That’s the question I posed recently to a psychologist and a professor.
First, it’s important to recognize that architecture is a conservative profession.
We’re looking out for others – protecting the health, welfare and safety of the public.
We take a lot of risks and by nature are risk-averse.
So when we hear change knocking – it’s not often we’re first in line.
And yet – as the world is making clear – our job now is to change.
The biggest challenge is recognizing that we need to change.
What will motivate us to do so and how will we benefit by doing so?
Motivation vs. Benefit
Think of a recent change that you have made in your diet, lifestyle or habits.
What events, experiences, knowledge or people motivated you to change your behavior?
Where did this motivation come from?
Within you? Or from without?
What were the payoffs for making the needed change?
The reason I ask is this:
Unless there are clear benefits, we won’t change.
If the reasons are big enough, architects will change
While conducting research for my book, BIM and Integrated Design (Wiley, 2011,) I asked a psychologist and a professor each what it will take for architects to change.
With the new technologies and collaborative work processes upon us, do these call for the redesign of the architect?
And if so, how will we go about making our necessary changes?
The psychologist responded,
“How?” is about 10% of it.
90% of it is “Why?”
With an architect, if the reasons are big enough, they’ll change.
Unless they feel hurt, depressed, angry, upset, disappointed, without that there’s no leverage to change.
People change when they can no longer stand the way they’re living and architects are no different.
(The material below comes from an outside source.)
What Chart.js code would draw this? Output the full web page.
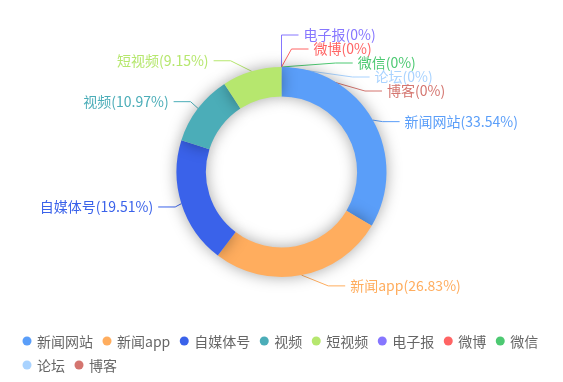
<!DOCTYPE html>
<html>
<head>
<meta charset="utf-8">
<script src="https://cdn.jsdelivr.net/npm/chart.js@4/dist/chart.umd.min.js"></script>
<style>
html,body{margin:0;padding:0;background:#fff;}
#wrap{width:563px;height:382px;position:relative;}
</style>
</head>
<body>
<div id="wrap"><canvas id="c" width="563" height="382"></canvas></div>
<script>
// ---- data ----
const categories = ['新闻网站','新闻app','自媒体号','视频','短视频','电子报','微博','微信','论坛','博客'];
const percents   = [33.54, 26.83, 19.51, 10.97, 9.15, 0, 0, 0, 0, 0];
const colors     = ['#5A9EF9','#FFAD5E','#3A62EA','#4BADB8','#B6E76E','#8676FF','#FF6464','#4DC972','#A9D3FF','#D4756F'];

// ---- style constants ----
const FONT = '14px "Noto Sans CJK SC", "Microsoft YaHei", sans-serif';
const LINE_LEN = 11, LINE_LEN2 = 17, LABEL_DIST = 5, LABEL_H = 14;
const LEGEND_X0 = 22.5, LEGEND_Y0 = 341, LEGEND_ROW = 24, LEGEND_R = 4.5, LEGEND_MAXX = 553, LEGEND_GAP = 10;

function labelText(i){ return categories[i] + '(' + String(percents[i]) + '%)'; }

function adjustSide(list, cx, cy, r, dir, viewH){
  const viewTop = 0;
  list.sort((a,b)=>a.y-b.y);
  function shiftUp(end, delta){
    for (let j=end;j>=0;j--){
      if (list[j].y - delta < viewTop) break;
      list[j].y -= delta;
      if (j>0 && list[j].y > list[j-1].y + list[j-1].height) break;
    }
  }
  function shiftDown(start, end, delta){
    for (let j=start;j<end;j++){
      if (list[j].y + delta > viewTop + viewH) break;
      list[j].y += delta;
      if (j > start && j + 1 < end && list[j+1].y > list[j].y + list[j].height){
        shiftUp(j, delta/2); return;
      }
    }
    shiftUp(end-1, delta/2);
  }
  function changeX(arr, isDown){
    let last = isDown ? Number.MAX_VALUE : 0;
    arr.forEach(it=>{
      const deltaY = Math.abs(it.y - cy);
      const R = r + LINE_LEN + LINE_LEN2;
      let deltaX = deltaY < r + LINE_LEN ? Math.sqrt(R*R - deltaY*deltaY) : Math.abs(it.x - cx);
      if (isDown && deltaX >= last) deltaX = last - 10;
      if (!isDown && deltaX <= last) deltaX = last + 10;
      it.x = cx + deltaX*dir;
      last = deltaX;
    });
  }
  let lastY = 0;
  for (let i=0;i<list.length;i++){
    const delta = list[i].y - lastY;
    if (delta < 0) shiftDown(i, list.length, -delta);
    lastY = list[i].y + list[i].height;
  }
  if (viewH - lastY < 0) shiftUp(list.length-1, lastY - viewH);
  const up=[], down=[];
  list.forEach(it=> (it.y >= cy ? down : up).push(it));
  changeX(up, false); changeX(down, true);
}

function layoutLabels(chart){
  const meta = chart.getDatasetMeta(0);
  const items = [];
  let cx=0, cy=0, r=0;
  meta.data.forEach((arc, i)=>{
    const p = arc.getProps(['x','y','startAngle','endAngle','outerRadius'], true);
    cx = p.x; cy = p.y; r = p.outerRadius;
    const mid = (p.startAngle + p.endAngle)/2;
    let dx = Math.cos(mid), dy = Math.sin(mid);
    if (Math.abs(dx) < 1e-9) dx = 0;
    const dir = dx < 0 ? -1 : 1;
    const x1 = cx + r*dx, y1 = cy + r*dy;
    const x2 = x1 + dx*LINE_LEN, y2 = y1 + dy*LINE_LEN;
    const x3 = x2 + dir*LINE_LEN2;
    items.push({i, dir, x: x3 + dir*LABEL_DIST, y: y2, height: LABEL_H,
      pts: [[x1,y1],[x2,y2],[x3,y2]], color: chart.data.datasets[0].backgroundColor[i]});
  });
  adjustSide(items.filter(t=>t.x >= cx), cx, cy, r, 1, chart.height);
  adjustSide(items.filter(t=>t.x < cx), cx, cy, r, -1, chart.height);
  items.forEach(t=>{
    const dist = t.pts[1][0] - t.pts[2][0];
    t.pts[2][0] = t.x - t.dir*LABEL_DIST;
    t.pts[1][0] = t.pts[2][0] + dist;
    t.pts[1][1] = t.pts[2][1] = t.y;
  });
  return items;
}

const outerLabels = {
  id: 'outerLabels',
  beforeDatasetsDraw(chart){
    const ctx = chart.ctx;
    chart.$labels = layoutLabels(chart);
    ctx.save();
    ctx.lineWidth = 1;
    chart.$labels.forEach(t=>{
      ctx.strokeStyle = t.color;
      ctx.beginPath();
      ctx.moveTo(t.pts[0][0], t.pts[0][1]);
      ctx.lineTo(t.pts[1][0], t.pts[1][1]);
      ctx.lineTo(t.pts[2][0], t.pts[2][1]);
      ctx.stroke();
    });
    ctx.restore();
    ctx.save();
    ctx.shadowColor = 'rgba(0,0,0,0.35)';
    ctx.shadowBlur = 15;
    ctx.shadowOffsetX = 0;
    ctx.shadowOffsetY = 0;
  },
  afterDatasetsDraw(chart){
    const ctx = chart.ctx;
    ctx.restore();
    ctx.save();
    ctx.font = FONT;
    ctx.textBaseline = 'middle';
    chart.$labels.forEach(t=>{
      ctx.fillStyle = t.color;
      ctx.textAlign = t.dir > 0 ? 'left' : 'right';
      ctx.fillText(labelText(t.i), t.x, t.y);
    });
    ctx.restore();
  }
};

const customLegend = {
  id: 'customLegend',
  afterDraw(chart){
    const ctx = chart.ctx;
    const ds = chart.data.datasets[0];
    ctx.save();
    ctx.font = FONT;
    ctx.textBaseline = 'middle';
    ctx.textAlign = 'left';
    let x = LEGEND_X0, y = LEGEND_Y0;
    chart.data.labels.forEach((lab, i)=>{
      const w = ctx.measureText(lab).width;
      const itemW = 2*LEGEND_R + 5 + w;
      if (x > LEGEND_X0 && x + itemW > LEGEND_MAXX){ x = LEGEND_X0; y += LEGEND_ROW; }
      ctx.fillStyle = ds.backgroundColor[i];
      ctx.beginPath();
      ctx.arc(x + LEGEND_R, y, LEGEND_R, 0, Math.PI*2);
      ctx.fill();
      ctx.fillStyle = '#666';
      ctx.fillText(lab, x + 2*LEGEND_R + 5.5, y + 0.5);
      x += itemW + LEGEND_GAP;
    });
    ctx.restore();
  }
};

new Chart(document.getElementById('c'), {
  type: 'doughnut',
  data: {
    labels: categories,
    datasets: [{
      data: percents,
      backgroundColor: colors,
      borderWidth: 0,
      hoverOffset: 0
    }]
  },
  options: {
    responsive: false,
    animation: false,
    devicePixelRatio: 1,
    cutout: '72%',
    events: [],
    layout: { padding: { top: 67, bottom: 105, left: 0, right: 0 } },
    plugins: { legend: { display: false }, tooltip: { enabled: false } }
  },
  plugins: [outerLabels, customLegend]
});
</script>
</body>
</html>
Architects are going to have to change when they can no longer stand to practice the way they’re doing it and realize that they have to change.
They’ll be forced into it.
When the reasons are big enough, they’ll change.
Unless the feared pain of changing is less than the feared pain of not changing, I’m not changing.
It’s not “This is good for you.”
I’ll fight you to the death on that one.
People don’t change because it’s good for them.
They don’t change for people.
I’ve come to appreciate “negative” feelings. I need those. That’s the leverage.
Architects are Always Changing
The professor took a different tact.
I asked him if this is an important question or is change in the profession and industry inevitable, a given?
The professor responded:
It comes back to the question whether people think it is productive for their own roles or place in the profession for change to happen.
People who are asking that often feel threatened because they may be in positions of power and for them status quo is beneficial. So they don’t want a change.
Whereas people who want to make a place for themselves are often the ones who are trying to change things.
Change is inevitable.
The idea that architecture has ever been a consistent type of practice is a myth.
It has always changed.
There will always be people for whom change will seem alluring and filled with opportunity to advance and position themselves better.
There will always be this element of change.
We cannot predict when things will change in various contexts – but change is always this element in there that’s at play.
In a pretty amazing book succinctly summarizing the recent economic crisis, author John Lanchester borrows a concluding metaphor from climate scientist James Lovelock who observed that
What the planet needed was the equivalent of a small heart attack.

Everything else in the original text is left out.